Contribui para o seu charme a aura de herói solitário, à la Clint Eastwood, que o cerca. Mas, a par desses traços domésticos e heróicos, há algo de trágico no goleiro.
Ele é um ser diferente, e tem consciência disso. Sentimos isso quando um jogador da linha é forçado a substituí-lo, por motivo de expulsão. Há uma espécie de impostura carnavalesca nesse mortal que veste o manto sagrado do goleiro. É como um sacrilégio.
Nos momentos de crise -e a crise do Palmeiras parece um poço sem fundo-, o goleiro catalisa toda a carga dramática, toda a energia destrutiva ao seu redor. Barbosa que o diga.
Marcos recebeu como um pára-raios o mau tempo que pesa sobre o Palmeiras.
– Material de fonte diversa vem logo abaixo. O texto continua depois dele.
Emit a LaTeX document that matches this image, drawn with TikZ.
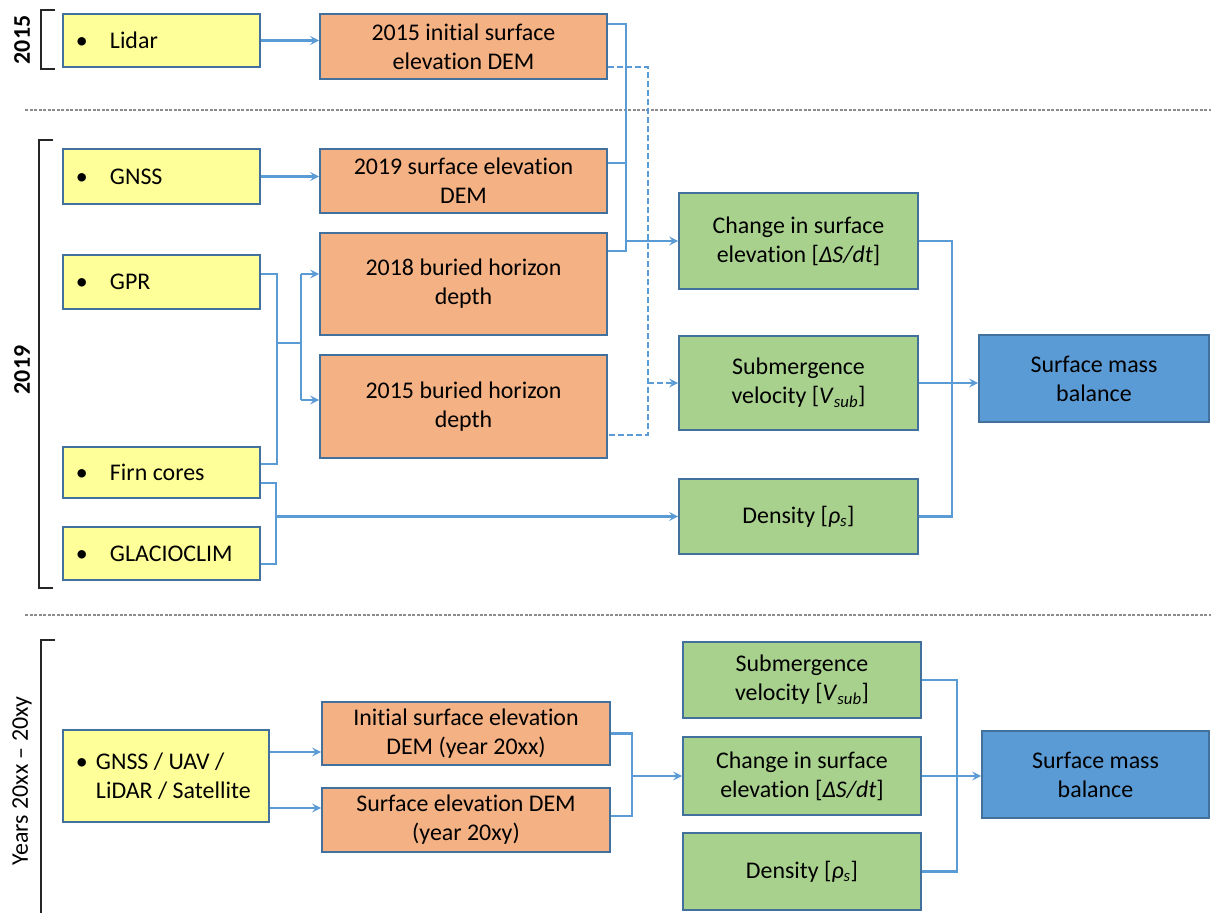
\documentclass[tikz,border=0pt]{standalone}
\usepackage{fontspec}
\setmainfont{Carlito}[Ligatures=CommonOff, RawFeature={-liga,-clig,-calt,-dlig}]
\usetikzlibrary{arrows.meta}
\definecolor{yfill}{HTML}{FFFF99}
\definecolor{ofill}{HTML}{F4B183}
\definecolor{gfill}{HTML}{A9D18E}
\definecolor{bfill}{HTML}{5B9BD5}
\definecolor{bdr}{HTML}{41719C}
\definecolor{lnc}{HTML}{5B9BD5}
\begin{document}
\begin{tikzpicture}[x=1bp,y=-1bp,
  every node/.style={font=\fontsize{24}{29}\selectfont, execute at begin node={\spaceskip=0pt\xspaceskip=0pt\relax}},
  box/.style={draw=bdr, line width=1.8bp, inner ysep=0pt, inner xsep=0pt, align=center},
  ybox/.style={box, fill=yfill, align=left, inner xsep=13bp},
  obox/.style={box, fill=ofill},
  gbox/.style={box, fill=gfill},
  bbox/.style={box, fill=bfill},
  conn/.style={draw=lnc, line width=2.4bp},
  dconn/.style={conn, dash pattern=on 6bp off 3bp},
  arr/.style={-{Stealth[length=9bp,width=9bp,inset=3.5bp]}},
  brk/.style={draw=black!85, line width=1.3bp},
  sep/.style={draw=gray!90, line width=1.1bp, dash pattern=on 3bp off 1.5bp},
  lab/.style={rotate=90, font=\fontsize{24}{29}\selectfont}
]
\useasboundingbox (0,0) rectangle (1211,913);

% separators and brackets
\draw[sep] (25,110) -- (1211,110);
\draw[sep] (25,615) -- (1211,615);
\draw[brk] (55,10) -- (41,10) -- (41,69) -- (55,69);
\draw[brk] (53,140) -- (39,140) -- (39,588) -- (53,588);
\draw[brk] (55,640) -- (41,640) -- (41,913);
\node[lab, font=\fontsize{24}{29}\selectfont\bfseries] (l15) at (22,40) {2015};
\node[lab, font=\fontsize{24}{29}\selectfont\bfseries] (l19) at (22,370) {2019};
\node[lab] (lyy) at (22,781) {Years 20xx -- 20xy};

% yellow boxes
\node[ybox, text width=171bp, minimum height=53bp] (lidar) at (161.5,40.5) {\makebox[34bp][l]{\textbullet}Lidar};
\node[ybox, text width=171bp, minimum height=55bp] (gnss) at (161.5,176.5) {\makebox[34bp][l]{\textbullet}GNSS};
\node[ybox, text width=171bp, minimum height=54bp] (gpr) at (161.5,282) {\makebox[34bp][l]{\textbullet}GPR};
\node[ybox, text width=171bp, minimum height=51bp] (firn) at (161.5,472.5) {\makebox[34bp][l]{\textbullet}Firn cores};
\node[ybox, text width=171bp, minimum height=53bp] (glac) at (161.5,553.5) {\makebox[34bp][l]{\textbullet}GLACIOCLIM};
\node[ybox, text width=180bp, minimum height=92bp] (multi) at (166,776) {\makebox[20bp][l]{\textbullet}GNSS / UAV /\\\hspace*{20bp}LiDAR / Satellite};

% orange boxes
\node[obox, minimum width=287bp, minimum height=65bp] (dem15) at (463.5,46.5) {2015 initial surface\\elevation DEM};
\node[obox, minimum width=287bp, minimum height=64bp] (dem19) at (463.5,181) {2019 surface elevation\\DEM};
\node[obox, minimum width=287bp, minimum height=102bp] (bh18) at (463.5,284) {2018 buried horizon\\depth};
\node[obox, minimum width=287bp, minimum height=103bp] (bh15) at (463.5,406.5) {2015 buried horizon\\depth};
\node[obox, minimum width=288bp, minimum height=63bp] (demxx) at (466,733.5) {Initial surface elevation\\DEM (year 20xx)};
\node[obox, minimum width=288bp, minimum height=64bp] (demxy) at (466,820) {Surface elevation DEM\\(year 20xy)};

% green boxes
\node[gbox, minimum width=239bp, minimum height=96bp] (chg) at (798.5,241) {Change in surface\\elevation [\textit{ΔS/dt}]};
\node[gbox, minimum width=239bp, minimum height=94bp] (sub) at (798.5,383) {Submergence\\velocity [\textit{V}\textsubscript{\textit{sub}}]};
\node[gbox, minimum width=239bp, minimum height=75bp] (den) at (798.5,516.5) {Density [\textit{ρ}\textsubscript{\textit{s}}]};
\node[gbox, minimum width=238bp, minimum height=76bp] (sub2) at (802,680) {Submergence\\velocity [\textit{V}\textsubscript{\textit{sub}}]};
\node[gbox, minimum width=238bp, minimum height=78bp] (chg2) at (802,776) {Change in surface\\elevation [\textit{ΔS/dt}]};
\node[gbox, minimum width=238bp, minimum height=77bp] (den2) at (802,871.5) {Density [\textit{ρ}\textsubscript{\textit{s}}]};

% blue boxes
\node[bbox, minimum width=230bp, minimum height=87bp] (smb) at (1094,378.5) {Surface mass\\balance};
\node[bbox, minimum width=227bp, minimum height=87bp] (smb2) at (1095.5,774.5) {Surface mass\\balance};

% anchor points
\coordinate (d15a) at ([yshift=-11bp]dem15.north east);
\coordinate (d15b) at ([yshift=13bp]dem15.south east);
\coordinate (d19a) at ([yshift=-15bp]dem19.north east);
\coordinate (b18a) at ([yshift=-19bp]bh18.north east);
\coordinate (b15a) at ([yshift=24bp]bh15.south east);
\coordinate (gprA) at ([yshift=8bp]gpr.east);
\coordinate (firnA) at ([yshift=8.5bp]firn.east);
\coordinate (firnB) at ([yshift=-10.5bp]firn.east);
\coordinate (glacB) at ([yshift=-10.5bp]glac.east);
\coordinate (b18w) at ([yshift=10bp]bh18.west);
\coordinate (b15w) at ([yshift=6.5bp]bh15.west);
\coordinate (dxxw) at ([yshift=-18.5bp]demxx.west);
\coordinate (dxyw) at ([yshift=12bp]demxy.west);
\coordinate (dxyE) at ([yshift=4bp]demxy.east);
\coordinate (tA) at (626,0);
\coordinate (tB) at (648,0);
\coordinate (tC) at (277,0);
\coordinate (tD) at (301,343);
\coordinate (tE) at (276,0);
\coordinate (tF) at (952,0);
\coordinate (tG) at (632,0);
\coordinate (tH) at (957,0);

% top connectors
\draw[conn, arr] (lidar.east) -- (dem15.west |- lidar.east);
\draw[conn, arr] (gnss.east) -- (dem19.west |- gnss.east);
\draw[conn] (d15a) -- (tA |- d15a) -- (tA |- b18a) -- (b18a);
\draw[conn] (d19a) -- (tA |- d19a);
\draw[conn, arr] (tA |- chg.west) -- (chg.west);
\draw[dconn] (d15b) -- (tB |- d15b) -- (tB |- b15a) -- (b15a);
\draw[dconn, arr] (tB |- sub.west) -- (sub.west);

% left connectors
\draw[conn] (gprA) -- (tC |- gprA) -- (tC |- firnA) -- (firnA);
\draw[conn] (tC |- tD) -- (tD);
\draw[conn] (tD |- b18w) -- (tD |- b15w);
\draw[conn, arr] (tD |- b18w) -- (b18w);
\draw[conn, arr] (tD |- b15w) -- (b15w);
\draw[conn] (firnB) -- (tE |- firnB) -- (tE |- glacB) -- (glacB);
\draw[conn, arr] (tE |- den.west) -- (den.west);

% right connectors
\draw[conn] (chg.east) -- (tF |- chg.east) -- (tF |- den.east) -- (den.east);
\draw[conn, arr] (sub.east) -- (smb.west |- sub.east);

% bottom connectors
\draw[conn, arr] (multi.east |- dxxw) -- (dxxw);
\draw[conn, arr] (multi.east |- dxyw) -- (dxyw);
\draw[conn] (demxx.east) -- (tG |- demxx.east) -- (tG |- dxyE) -- (dxyE);
\draw[conn, arr] (tG |- chg2.west) -- (chg2.west);
\draw[conn] (sub2.east) -- (tH |- sub2.east) -- (tH |- den2.east) -- (den2.east);
\draw[conn, arr] (chg2.east) -- (smb2.west |- chg2.east);
\end{tikzpicture}
\end{document}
Não saíram do nada suas cobras e lagartos. Nem seus frangos.

A vez dos garotos
Muito justa a convocação de Diego e Robinho para o amistoso da seleção contra o México. Diego parece estar mais "pronto" para a tarefa, mas Robinho só vai amadurecer se tiver desafios pela frente. E é melhor começar a testar esses garotos em amistosos do que jogá-los direto na fogueira das eliminatórias. Só acho que deveriam ter chamado também alguém (como Maurinho ou Rogério) para o lugar de Cafu.

Clássico do povão
Dois jogos se destacam na rodada do Brasileiro. Corinthians x Flamengo é o clássico das maiores torcidas, e os dois times tentam embalar no torneio. E, em São Januário, Vasco e São Caetano reeditam a final de 2000: um grande desafio para a invencibilidade do Azulão.